1.3 Von der Grauzone zur Regel: Politische Kommunikation braucht Transparenz
Was also tun mit dieser Grauzone? Wie geht man damit um, wenn politische Kommunikation nicht mehr über bezahlte Werbeplätze läuft, sondern sich in persönlichen Kanälen mit freundlichem Ton, Alltagsbildern und emotionalen Botschaften einnistet?
Bisher fehlte es hier an verbindlichen Regeln. Doch mit der neuen Transparenzverordnung der EU – konkret: Art. 3 der Verordnung (EU) 2024/900 zur Transparenz politischer Werbung (TTPW-VO) – wird erstmals eine Linie gezogen.
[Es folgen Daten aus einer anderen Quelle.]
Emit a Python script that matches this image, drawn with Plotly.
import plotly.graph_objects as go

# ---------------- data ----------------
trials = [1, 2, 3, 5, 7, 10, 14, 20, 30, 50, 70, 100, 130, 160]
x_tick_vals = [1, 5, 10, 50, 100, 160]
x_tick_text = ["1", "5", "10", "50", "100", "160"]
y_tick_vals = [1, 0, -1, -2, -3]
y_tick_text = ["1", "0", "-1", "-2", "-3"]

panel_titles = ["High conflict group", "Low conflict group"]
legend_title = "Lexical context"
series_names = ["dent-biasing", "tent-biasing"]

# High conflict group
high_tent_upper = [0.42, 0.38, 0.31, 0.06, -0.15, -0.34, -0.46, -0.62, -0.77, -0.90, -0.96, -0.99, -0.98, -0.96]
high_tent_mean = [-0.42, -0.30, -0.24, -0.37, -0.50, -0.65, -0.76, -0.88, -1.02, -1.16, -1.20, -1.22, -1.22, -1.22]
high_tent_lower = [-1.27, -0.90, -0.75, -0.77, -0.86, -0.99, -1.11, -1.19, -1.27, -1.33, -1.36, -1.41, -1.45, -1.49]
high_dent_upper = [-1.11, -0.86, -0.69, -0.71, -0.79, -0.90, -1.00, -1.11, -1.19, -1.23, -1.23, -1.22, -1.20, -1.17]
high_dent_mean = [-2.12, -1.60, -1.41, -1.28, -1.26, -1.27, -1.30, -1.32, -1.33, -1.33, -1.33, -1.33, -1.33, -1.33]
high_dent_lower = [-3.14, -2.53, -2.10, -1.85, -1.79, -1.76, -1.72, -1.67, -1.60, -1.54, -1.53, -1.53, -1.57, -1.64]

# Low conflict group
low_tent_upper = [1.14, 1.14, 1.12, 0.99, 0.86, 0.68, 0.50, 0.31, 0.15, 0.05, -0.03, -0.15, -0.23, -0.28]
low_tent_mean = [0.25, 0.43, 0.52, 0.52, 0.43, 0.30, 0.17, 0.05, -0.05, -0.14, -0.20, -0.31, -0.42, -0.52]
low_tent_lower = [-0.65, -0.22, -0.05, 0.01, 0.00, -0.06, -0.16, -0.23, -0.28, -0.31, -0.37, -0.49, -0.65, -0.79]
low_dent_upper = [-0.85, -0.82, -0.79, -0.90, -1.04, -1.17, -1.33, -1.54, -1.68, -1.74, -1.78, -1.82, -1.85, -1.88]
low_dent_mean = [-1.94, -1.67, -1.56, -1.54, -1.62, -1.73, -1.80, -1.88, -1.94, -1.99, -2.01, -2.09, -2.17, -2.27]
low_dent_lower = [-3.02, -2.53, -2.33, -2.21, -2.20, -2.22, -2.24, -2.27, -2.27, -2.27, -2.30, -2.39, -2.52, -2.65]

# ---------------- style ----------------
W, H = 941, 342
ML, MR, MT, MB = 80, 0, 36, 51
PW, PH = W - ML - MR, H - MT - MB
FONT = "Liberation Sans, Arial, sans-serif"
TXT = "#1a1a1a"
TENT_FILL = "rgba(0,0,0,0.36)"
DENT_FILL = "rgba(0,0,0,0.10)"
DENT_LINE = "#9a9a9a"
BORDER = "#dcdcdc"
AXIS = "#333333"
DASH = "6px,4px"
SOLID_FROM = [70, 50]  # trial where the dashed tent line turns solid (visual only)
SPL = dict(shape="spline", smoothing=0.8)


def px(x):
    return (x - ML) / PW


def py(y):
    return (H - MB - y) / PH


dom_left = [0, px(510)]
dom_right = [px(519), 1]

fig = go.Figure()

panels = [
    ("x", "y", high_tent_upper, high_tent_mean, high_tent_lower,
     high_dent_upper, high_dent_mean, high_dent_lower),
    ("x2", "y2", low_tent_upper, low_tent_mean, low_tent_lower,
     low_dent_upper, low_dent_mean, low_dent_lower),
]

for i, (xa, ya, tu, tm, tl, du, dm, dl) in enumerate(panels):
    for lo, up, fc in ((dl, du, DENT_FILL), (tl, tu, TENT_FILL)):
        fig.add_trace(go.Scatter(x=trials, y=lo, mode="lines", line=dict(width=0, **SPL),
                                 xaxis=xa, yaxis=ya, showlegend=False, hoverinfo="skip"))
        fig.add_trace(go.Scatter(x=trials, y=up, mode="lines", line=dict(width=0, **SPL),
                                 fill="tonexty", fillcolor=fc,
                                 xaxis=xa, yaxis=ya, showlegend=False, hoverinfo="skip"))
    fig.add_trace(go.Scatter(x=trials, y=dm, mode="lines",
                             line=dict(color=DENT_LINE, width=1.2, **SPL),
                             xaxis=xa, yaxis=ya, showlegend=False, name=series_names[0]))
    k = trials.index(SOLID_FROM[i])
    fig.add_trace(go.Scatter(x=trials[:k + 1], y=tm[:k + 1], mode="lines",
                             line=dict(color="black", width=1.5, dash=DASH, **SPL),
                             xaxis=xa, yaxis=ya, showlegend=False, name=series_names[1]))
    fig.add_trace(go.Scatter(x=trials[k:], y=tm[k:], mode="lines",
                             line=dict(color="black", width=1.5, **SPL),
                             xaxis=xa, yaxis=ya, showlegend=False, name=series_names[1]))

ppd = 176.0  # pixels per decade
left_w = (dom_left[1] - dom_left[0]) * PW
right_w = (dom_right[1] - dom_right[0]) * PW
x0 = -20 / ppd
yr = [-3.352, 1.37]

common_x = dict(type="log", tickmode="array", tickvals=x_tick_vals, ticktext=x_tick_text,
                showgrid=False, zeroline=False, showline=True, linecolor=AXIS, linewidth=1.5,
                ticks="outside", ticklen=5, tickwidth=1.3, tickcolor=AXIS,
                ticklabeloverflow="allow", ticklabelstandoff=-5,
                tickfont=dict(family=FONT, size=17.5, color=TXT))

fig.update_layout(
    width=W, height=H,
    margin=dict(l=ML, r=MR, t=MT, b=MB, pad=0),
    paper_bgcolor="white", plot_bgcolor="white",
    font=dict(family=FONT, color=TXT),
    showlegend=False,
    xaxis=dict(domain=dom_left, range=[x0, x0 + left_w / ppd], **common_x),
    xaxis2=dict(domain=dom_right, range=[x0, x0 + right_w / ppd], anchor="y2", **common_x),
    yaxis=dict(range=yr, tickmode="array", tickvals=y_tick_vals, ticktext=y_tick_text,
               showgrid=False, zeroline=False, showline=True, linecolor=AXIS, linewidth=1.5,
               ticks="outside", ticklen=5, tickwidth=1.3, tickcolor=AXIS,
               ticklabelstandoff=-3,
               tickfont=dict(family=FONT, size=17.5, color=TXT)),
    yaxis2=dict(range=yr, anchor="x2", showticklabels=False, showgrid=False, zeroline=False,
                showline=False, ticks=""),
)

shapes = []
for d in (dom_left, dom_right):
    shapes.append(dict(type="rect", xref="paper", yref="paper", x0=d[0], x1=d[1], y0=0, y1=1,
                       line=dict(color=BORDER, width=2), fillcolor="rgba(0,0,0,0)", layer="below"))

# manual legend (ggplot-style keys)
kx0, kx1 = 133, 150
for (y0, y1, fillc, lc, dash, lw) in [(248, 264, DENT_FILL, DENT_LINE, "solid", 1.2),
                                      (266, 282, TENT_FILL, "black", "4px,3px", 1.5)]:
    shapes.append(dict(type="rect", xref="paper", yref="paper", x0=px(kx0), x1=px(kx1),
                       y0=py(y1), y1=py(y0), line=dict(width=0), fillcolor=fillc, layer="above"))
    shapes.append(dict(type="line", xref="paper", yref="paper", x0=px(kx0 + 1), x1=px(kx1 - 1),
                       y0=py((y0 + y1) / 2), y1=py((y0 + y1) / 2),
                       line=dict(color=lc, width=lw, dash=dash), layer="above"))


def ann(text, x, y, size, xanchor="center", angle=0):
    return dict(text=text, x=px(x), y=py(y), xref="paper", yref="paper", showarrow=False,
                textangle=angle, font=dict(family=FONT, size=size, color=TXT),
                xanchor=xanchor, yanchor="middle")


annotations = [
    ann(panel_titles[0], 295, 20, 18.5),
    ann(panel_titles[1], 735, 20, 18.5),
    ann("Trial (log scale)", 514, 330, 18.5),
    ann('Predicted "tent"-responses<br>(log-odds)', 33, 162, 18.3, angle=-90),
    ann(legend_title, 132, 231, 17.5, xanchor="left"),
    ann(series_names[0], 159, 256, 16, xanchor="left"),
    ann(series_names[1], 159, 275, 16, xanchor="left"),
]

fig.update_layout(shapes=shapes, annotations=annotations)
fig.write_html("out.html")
Eine klare, verbindliche Linie: Auch nichtkommerzielle politische Kommunikation – also solche ohne Bezahlung, aber mit politischer Wirkung – unterliegt künftig einer Kennzeichnungspflicht.
Das ist ein Paradigmenwechsel. Denn bislang waren Kennzeichnungspflichten hauptsächlich im kommerziellen Kontext verankert: Wenn jemand für ein Produkt warb, musste dies offengelegt werden – logisch. Doch politisch motivierte Posts, selbst wenn sie ohne Geldfluss entstanden, blieben oft im Nebel.
Die neue Regelung erkennt nun an: Auch „ideell motivierte Unterstützung“ politischer Inhalte ist einflussreich – und trägt Verantwortung.
Art. 3 der TTPW-VO schafft erstmals eine EU-weite Transparenzpflicht auch für nichtkommerzielle politische Kommunikation.
Das heißt: Nicht ob Geld geflossen ist, sondern ob ein Post geeignet ist, Meinungen zu beeinflussen, ist künftig entscheidend. Der Blick richtet sich also weg vom Motiv – hin zur Wirkung.
1.4 Keine Einschränkung – sondern Stärkung demokratischer Öffentlichkeit
Diese Neuregelung ist keine Einschränkung der Meinungsfreiheit – im Gegenteil: Sie soll helfen, Vertrauen in digitale politische Kommunikation zu stärken.
Wer mit offenen Karten spielt, wirkt glaubwürdiger. Die neue Transparenzpflicht bietet einen Rahmen, in dem sich freie Meinungsäußerung und gesellschaftliche Verantwortung nicht ausschließen, sondern ergänzen.
1.5 Abschlussgedanke
In einer Zeit, in der jeder mit einem Smartphone potenziell politischer Akteur oder Akteurin wird, braucht es nicht weniger, sondern mehr Klarheit darüber, was Meinung ist – und was Einflussnahme.
Der Wandel der Kommunikation verlangt nach neuen Regeln.
Art. 3 TTPW-VO ist ein erster, mutiger Schritt in diese Richtung.